## start LISTING
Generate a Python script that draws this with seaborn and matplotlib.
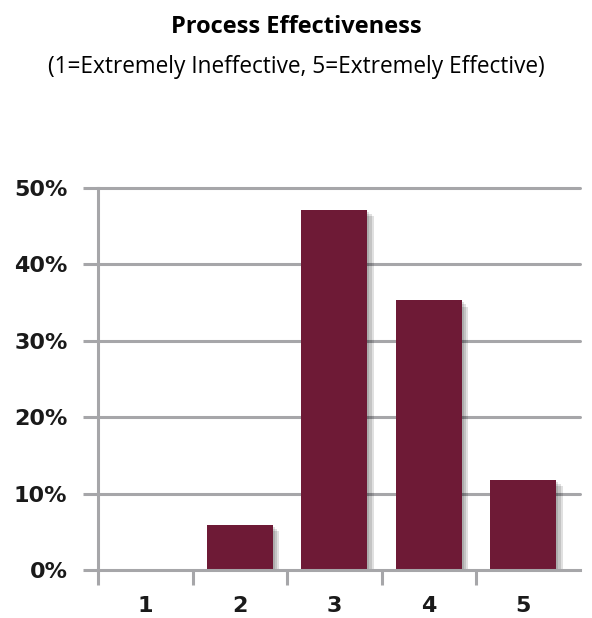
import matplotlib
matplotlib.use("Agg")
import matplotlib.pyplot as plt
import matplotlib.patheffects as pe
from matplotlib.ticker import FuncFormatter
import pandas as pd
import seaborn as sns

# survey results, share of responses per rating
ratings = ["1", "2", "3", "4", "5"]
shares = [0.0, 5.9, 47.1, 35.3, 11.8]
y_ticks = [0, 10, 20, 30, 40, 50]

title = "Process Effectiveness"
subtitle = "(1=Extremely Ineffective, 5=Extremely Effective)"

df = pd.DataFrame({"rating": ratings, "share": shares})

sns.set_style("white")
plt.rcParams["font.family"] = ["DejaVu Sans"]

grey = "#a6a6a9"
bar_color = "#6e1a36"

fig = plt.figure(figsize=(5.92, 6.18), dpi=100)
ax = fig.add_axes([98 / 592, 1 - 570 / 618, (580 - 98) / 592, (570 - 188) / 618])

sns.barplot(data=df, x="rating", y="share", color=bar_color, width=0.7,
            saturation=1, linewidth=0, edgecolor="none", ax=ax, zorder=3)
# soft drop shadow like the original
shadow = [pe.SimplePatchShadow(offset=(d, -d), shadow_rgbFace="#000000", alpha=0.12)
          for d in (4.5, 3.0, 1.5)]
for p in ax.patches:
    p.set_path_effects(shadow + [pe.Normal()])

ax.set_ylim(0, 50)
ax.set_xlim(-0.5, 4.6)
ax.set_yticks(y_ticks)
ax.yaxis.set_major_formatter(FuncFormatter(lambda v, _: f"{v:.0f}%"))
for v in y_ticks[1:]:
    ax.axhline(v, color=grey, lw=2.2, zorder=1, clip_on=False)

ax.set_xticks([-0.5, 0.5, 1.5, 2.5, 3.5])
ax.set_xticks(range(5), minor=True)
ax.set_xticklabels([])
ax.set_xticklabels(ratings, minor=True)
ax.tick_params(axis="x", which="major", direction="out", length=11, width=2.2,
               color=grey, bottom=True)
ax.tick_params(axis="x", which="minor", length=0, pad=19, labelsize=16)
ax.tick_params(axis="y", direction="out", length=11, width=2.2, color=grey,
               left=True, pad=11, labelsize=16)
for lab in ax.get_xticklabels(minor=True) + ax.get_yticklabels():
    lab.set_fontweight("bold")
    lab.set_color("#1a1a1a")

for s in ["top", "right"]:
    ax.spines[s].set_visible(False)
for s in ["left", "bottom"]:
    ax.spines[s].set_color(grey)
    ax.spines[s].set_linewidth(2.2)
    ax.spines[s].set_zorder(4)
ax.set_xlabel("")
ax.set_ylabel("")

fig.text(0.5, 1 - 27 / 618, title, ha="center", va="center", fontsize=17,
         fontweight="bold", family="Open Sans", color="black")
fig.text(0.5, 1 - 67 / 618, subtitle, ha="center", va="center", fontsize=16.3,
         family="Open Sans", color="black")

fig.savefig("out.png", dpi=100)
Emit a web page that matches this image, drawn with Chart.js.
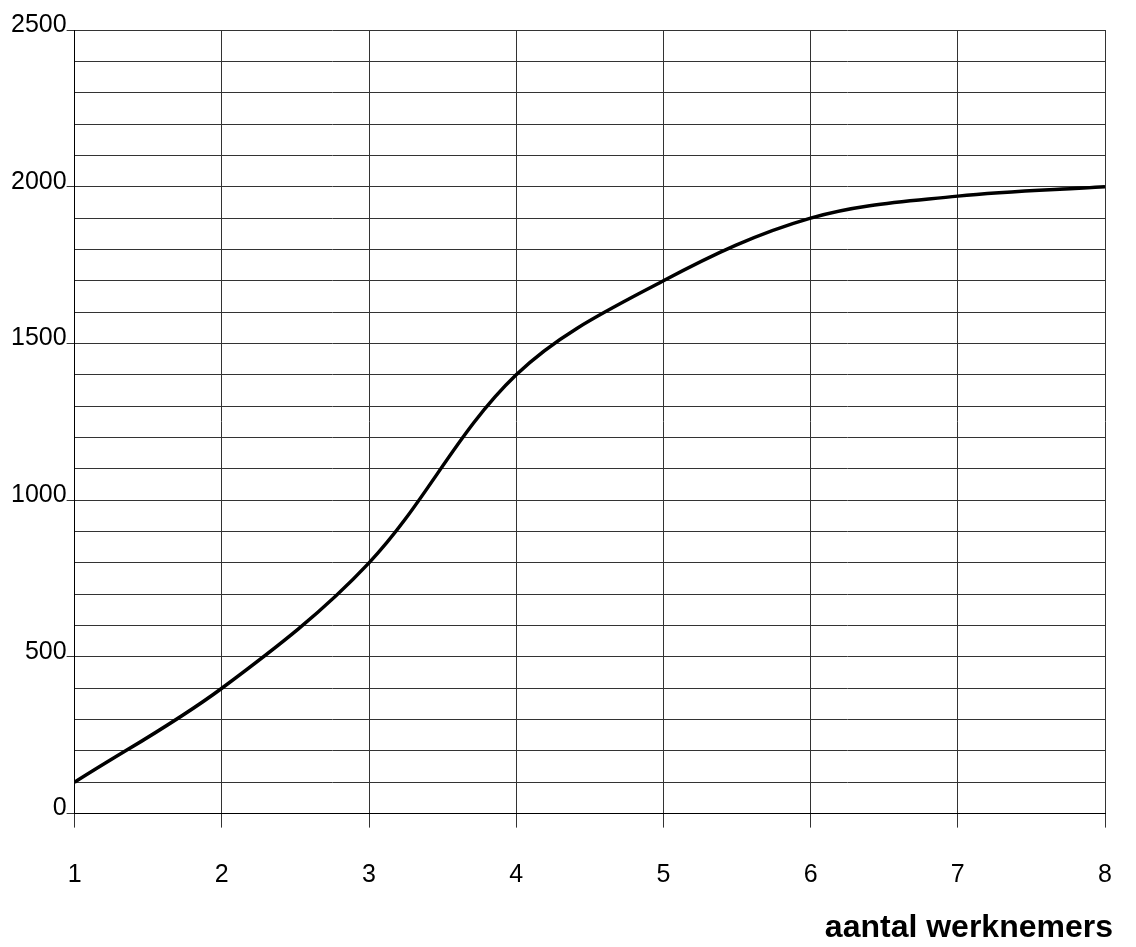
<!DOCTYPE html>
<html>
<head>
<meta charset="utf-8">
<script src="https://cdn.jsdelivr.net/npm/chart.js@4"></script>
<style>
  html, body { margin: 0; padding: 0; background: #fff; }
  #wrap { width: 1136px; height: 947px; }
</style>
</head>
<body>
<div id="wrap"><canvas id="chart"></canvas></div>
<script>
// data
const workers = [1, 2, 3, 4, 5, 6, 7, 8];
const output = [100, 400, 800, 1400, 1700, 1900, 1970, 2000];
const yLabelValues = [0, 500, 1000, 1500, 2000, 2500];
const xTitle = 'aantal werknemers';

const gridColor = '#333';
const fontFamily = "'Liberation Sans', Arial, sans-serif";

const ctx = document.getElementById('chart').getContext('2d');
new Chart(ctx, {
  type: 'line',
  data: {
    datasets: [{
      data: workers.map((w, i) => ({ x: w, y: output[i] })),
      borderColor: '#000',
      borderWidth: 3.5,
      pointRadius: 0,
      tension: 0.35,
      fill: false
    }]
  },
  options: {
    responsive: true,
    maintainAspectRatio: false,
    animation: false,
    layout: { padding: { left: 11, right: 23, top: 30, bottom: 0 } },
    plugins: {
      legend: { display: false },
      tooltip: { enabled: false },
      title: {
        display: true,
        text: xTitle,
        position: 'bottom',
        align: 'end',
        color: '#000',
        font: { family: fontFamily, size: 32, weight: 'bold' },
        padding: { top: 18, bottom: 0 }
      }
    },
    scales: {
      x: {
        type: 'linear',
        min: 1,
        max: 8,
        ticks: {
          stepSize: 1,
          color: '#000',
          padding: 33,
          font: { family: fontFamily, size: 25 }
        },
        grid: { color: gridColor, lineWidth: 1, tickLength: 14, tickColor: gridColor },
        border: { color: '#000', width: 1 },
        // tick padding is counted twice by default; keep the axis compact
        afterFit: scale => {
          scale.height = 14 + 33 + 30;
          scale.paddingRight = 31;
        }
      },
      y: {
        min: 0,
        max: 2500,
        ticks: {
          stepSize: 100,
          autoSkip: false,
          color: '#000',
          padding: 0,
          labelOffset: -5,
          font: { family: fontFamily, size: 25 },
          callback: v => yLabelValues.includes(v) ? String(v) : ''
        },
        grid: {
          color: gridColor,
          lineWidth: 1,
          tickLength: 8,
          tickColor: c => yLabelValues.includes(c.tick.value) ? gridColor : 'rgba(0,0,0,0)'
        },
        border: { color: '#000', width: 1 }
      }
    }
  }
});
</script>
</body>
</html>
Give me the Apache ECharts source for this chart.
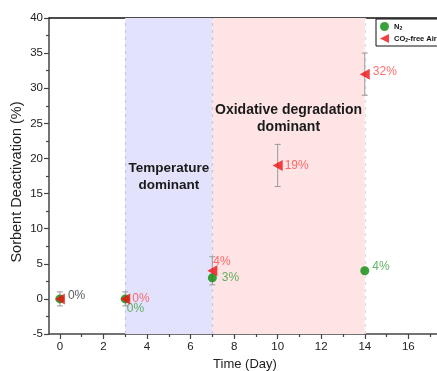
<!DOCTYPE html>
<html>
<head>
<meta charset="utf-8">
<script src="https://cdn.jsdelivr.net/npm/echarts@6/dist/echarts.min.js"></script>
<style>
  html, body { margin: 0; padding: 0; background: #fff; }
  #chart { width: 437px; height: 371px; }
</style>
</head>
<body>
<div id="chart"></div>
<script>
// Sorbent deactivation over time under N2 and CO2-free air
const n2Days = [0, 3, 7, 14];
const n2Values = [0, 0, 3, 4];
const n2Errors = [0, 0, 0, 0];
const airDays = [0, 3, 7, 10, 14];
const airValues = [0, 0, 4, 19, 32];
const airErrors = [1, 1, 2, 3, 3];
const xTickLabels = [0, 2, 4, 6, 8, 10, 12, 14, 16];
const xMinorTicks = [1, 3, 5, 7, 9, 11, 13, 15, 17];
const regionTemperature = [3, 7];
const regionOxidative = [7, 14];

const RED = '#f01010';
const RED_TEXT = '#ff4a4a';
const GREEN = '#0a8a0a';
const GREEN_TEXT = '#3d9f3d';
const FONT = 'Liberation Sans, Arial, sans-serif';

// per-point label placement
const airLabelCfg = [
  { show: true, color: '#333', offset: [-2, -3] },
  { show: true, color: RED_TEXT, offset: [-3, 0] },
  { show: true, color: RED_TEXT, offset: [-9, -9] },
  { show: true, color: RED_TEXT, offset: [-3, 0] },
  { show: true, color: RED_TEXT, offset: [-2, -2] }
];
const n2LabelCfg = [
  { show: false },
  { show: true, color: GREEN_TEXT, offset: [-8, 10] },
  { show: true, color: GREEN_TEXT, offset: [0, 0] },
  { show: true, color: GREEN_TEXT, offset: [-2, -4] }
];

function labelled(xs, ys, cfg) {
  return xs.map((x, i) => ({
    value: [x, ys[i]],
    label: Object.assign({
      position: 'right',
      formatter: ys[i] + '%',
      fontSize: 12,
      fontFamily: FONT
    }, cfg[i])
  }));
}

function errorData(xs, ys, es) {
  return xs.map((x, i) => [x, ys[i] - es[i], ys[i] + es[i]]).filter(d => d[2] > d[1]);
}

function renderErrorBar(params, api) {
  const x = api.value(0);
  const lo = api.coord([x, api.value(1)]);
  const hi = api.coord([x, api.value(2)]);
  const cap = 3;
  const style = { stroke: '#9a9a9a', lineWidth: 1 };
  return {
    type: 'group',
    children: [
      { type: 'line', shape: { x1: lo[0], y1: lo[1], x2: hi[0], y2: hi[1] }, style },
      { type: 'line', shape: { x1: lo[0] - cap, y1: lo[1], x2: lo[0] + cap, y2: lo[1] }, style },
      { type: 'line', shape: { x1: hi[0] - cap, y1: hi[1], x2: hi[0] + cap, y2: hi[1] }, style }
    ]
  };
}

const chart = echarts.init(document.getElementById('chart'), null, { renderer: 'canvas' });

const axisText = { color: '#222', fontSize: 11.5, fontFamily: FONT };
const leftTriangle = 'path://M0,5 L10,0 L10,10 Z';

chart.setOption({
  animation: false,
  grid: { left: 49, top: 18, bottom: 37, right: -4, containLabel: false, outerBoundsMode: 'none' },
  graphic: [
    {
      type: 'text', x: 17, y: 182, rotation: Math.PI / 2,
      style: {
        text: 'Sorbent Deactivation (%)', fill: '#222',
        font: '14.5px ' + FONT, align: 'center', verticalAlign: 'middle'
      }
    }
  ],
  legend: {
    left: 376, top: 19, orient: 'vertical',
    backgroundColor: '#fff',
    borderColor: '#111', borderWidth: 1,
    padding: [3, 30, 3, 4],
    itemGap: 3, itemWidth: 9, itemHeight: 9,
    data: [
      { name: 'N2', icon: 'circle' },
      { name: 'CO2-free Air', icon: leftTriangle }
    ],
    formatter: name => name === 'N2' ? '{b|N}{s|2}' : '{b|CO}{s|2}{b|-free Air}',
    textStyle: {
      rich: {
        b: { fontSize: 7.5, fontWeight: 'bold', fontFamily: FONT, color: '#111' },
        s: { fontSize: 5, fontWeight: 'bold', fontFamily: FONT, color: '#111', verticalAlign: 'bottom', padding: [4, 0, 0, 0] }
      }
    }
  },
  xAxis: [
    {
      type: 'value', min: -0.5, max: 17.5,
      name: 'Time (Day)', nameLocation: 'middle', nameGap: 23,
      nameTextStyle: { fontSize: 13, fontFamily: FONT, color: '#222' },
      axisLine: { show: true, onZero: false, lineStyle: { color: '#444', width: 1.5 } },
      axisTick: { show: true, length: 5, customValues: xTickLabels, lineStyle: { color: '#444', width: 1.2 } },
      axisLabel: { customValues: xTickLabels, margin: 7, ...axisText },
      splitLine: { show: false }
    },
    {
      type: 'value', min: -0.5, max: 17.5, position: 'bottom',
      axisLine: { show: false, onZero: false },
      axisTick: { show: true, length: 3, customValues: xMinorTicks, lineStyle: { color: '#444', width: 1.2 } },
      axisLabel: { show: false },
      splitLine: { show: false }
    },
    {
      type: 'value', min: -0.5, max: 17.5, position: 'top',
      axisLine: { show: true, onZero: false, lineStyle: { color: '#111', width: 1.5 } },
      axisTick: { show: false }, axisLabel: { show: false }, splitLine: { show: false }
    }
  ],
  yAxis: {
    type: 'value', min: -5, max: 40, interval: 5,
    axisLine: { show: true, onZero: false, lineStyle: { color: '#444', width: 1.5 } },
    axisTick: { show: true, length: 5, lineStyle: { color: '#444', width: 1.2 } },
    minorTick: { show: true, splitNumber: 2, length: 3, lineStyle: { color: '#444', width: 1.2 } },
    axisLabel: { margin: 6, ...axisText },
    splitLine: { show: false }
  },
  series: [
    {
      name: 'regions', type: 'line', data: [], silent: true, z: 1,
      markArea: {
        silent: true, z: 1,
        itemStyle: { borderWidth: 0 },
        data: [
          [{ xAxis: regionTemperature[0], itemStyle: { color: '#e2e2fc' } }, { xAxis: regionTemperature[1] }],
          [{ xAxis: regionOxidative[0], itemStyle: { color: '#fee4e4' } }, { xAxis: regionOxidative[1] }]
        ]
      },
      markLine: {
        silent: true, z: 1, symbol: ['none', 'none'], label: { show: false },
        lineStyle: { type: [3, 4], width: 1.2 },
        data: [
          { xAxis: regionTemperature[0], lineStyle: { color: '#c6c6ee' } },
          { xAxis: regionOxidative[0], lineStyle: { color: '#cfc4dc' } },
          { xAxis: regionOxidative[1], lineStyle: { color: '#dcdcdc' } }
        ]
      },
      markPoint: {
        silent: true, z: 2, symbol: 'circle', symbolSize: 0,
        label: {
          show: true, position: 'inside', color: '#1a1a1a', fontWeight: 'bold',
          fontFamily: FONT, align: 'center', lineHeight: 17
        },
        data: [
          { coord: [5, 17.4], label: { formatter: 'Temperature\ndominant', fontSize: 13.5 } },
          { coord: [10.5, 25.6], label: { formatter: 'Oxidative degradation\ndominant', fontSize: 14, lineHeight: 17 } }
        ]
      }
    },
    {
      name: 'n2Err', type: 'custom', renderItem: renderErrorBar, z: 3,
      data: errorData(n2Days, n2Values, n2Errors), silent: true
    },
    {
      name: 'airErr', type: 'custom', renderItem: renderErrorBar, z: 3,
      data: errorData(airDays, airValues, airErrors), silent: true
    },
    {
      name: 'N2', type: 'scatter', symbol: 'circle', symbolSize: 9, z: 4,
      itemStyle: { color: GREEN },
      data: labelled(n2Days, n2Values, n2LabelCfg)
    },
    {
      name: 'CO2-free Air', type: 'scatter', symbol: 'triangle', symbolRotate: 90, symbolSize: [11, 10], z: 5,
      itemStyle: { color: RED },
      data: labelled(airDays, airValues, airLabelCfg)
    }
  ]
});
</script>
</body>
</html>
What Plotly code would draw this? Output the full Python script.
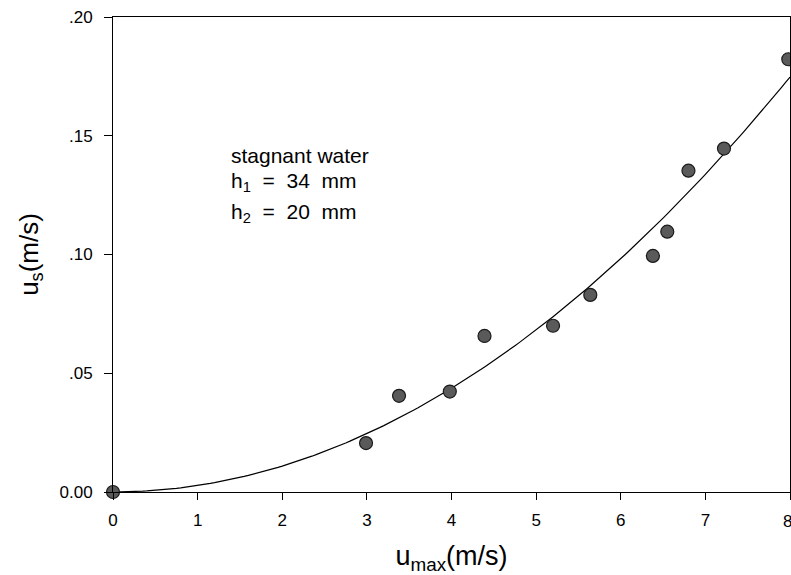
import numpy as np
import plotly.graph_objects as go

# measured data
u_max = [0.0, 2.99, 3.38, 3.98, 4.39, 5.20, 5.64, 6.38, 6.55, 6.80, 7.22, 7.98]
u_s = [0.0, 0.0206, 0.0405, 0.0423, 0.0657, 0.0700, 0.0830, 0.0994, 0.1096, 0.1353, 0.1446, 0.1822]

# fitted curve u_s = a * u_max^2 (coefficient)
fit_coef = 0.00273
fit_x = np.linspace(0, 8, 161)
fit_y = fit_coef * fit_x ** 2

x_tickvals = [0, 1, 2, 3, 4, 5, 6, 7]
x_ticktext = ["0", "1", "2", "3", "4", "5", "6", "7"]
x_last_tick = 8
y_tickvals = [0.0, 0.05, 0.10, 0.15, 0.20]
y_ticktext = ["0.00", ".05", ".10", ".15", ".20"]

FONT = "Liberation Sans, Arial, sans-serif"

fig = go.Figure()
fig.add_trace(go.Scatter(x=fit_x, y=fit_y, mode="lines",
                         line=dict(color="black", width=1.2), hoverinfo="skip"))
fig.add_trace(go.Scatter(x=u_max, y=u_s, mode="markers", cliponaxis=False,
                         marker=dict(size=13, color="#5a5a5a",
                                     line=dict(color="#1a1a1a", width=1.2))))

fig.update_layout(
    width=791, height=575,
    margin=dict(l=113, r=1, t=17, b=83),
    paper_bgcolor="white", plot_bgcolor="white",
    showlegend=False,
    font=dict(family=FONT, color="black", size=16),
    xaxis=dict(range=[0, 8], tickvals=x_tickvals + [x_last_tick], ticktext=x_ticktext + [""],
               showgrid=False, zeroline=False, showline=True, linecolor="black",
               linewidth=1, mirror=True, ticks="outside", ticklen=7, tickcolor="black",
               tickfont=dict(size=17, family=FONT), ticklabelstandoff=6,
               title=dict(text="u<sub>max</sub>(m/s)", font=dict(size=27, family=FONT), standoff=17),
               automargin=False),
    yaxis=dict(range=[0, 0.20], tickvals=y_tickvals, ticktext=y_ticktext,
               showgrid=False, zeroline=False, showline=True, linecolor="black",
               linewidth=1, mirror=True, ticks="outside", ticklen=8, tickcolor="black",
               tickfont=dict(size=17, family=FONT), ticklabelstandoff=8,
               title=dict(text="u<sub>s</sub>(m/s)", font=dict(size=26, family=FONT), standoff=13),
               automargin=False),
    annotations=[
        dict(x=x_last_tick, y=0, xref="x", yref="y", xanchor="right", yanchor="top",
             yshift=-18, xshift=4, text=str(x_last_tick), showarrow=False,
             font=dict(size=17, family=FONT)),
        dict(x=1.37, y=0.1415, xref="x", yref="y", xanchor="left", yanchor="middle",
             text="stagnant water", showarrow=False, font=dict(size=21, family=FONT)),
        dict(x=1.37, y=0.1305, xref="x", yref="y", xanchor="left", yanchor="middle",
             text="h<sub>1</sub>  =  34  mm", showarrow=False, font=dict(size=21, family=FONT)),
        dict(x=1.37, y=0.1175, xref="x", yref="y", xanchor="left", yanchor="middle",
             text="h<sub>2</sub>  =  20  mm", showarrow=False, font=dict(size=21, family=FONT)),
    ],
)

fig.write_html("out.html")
## end LISTING
Write out exactly the opening lines of the data, stopping after the line that holds "ax.axhline(v, color=grey, lw=2.2, zorder=1, clip_on=False)". Exclude pictures.

ANSWER:
Generate a Python script that draws this with seaborn and matplotlib.
import matplotlib
matplotlib.use("Agg")
import matplotlib.pyplot as plt
import matplotlib.patheffects as pe
from matplotlib.ticker import FuncFormatter
import pandas as pd
import seaborn as sns

# survey results, share of responses per rating
ratings = ["1", "2", "3", "4", "5"]
shares = [0.0, 5.9, 47.1, 35.3, 11.8]
y_ticks = [0, 10, 20, 30, 40, 50]

title = "Process Effectiveness"
subtitle = "(1=Extremely Ineffective, 5=Extremely Effective)"

df = pd.DataFrame({"rating": ratings, "share": shares})

sns.set_style("white")
plt.rcParams["font.family"] = ["DejaVu Sans"]

grey = "#a6a6a9"
bar_color = "#6e1a36"

fig = plt.figure(figsize=(5.92, 6.18), dpi=100)
ax = fig.add_axes([98 / 592, 1 - 570 / 618, (580 - 98) / 592, (570 - 188) / 618])

sns.barplot(data=df, x="rating", y="share", color=bar_color, width=0.7,
            saturation=1, linewidth=0, edgecolor="none", ax=ax, zorder=3)
# soft drop shadow like the original
shadow = [pe.SimplePatchShadow(offset=(d, -d), shadow_rgbFace="#000000", alpha=0.12)
          for d in (4.5, 3.0, 1.5)]
for p in ax.patches:
    p.set_path_effects(shadow + [pe.Normal()])

ax.set_ylim(0, 50)
ax.set_xlim(-0.5, 4.6)
ax.set_yticks(y_ticks)
ax.yaxis.set_major_formatter(FuncFormatter(lambda v, _: f"{v:.0f}%"))
for v in y_ticks[1:]:
    ax.axhline(v, color=grey, lw=2.2, zorder=1, clip_on=False)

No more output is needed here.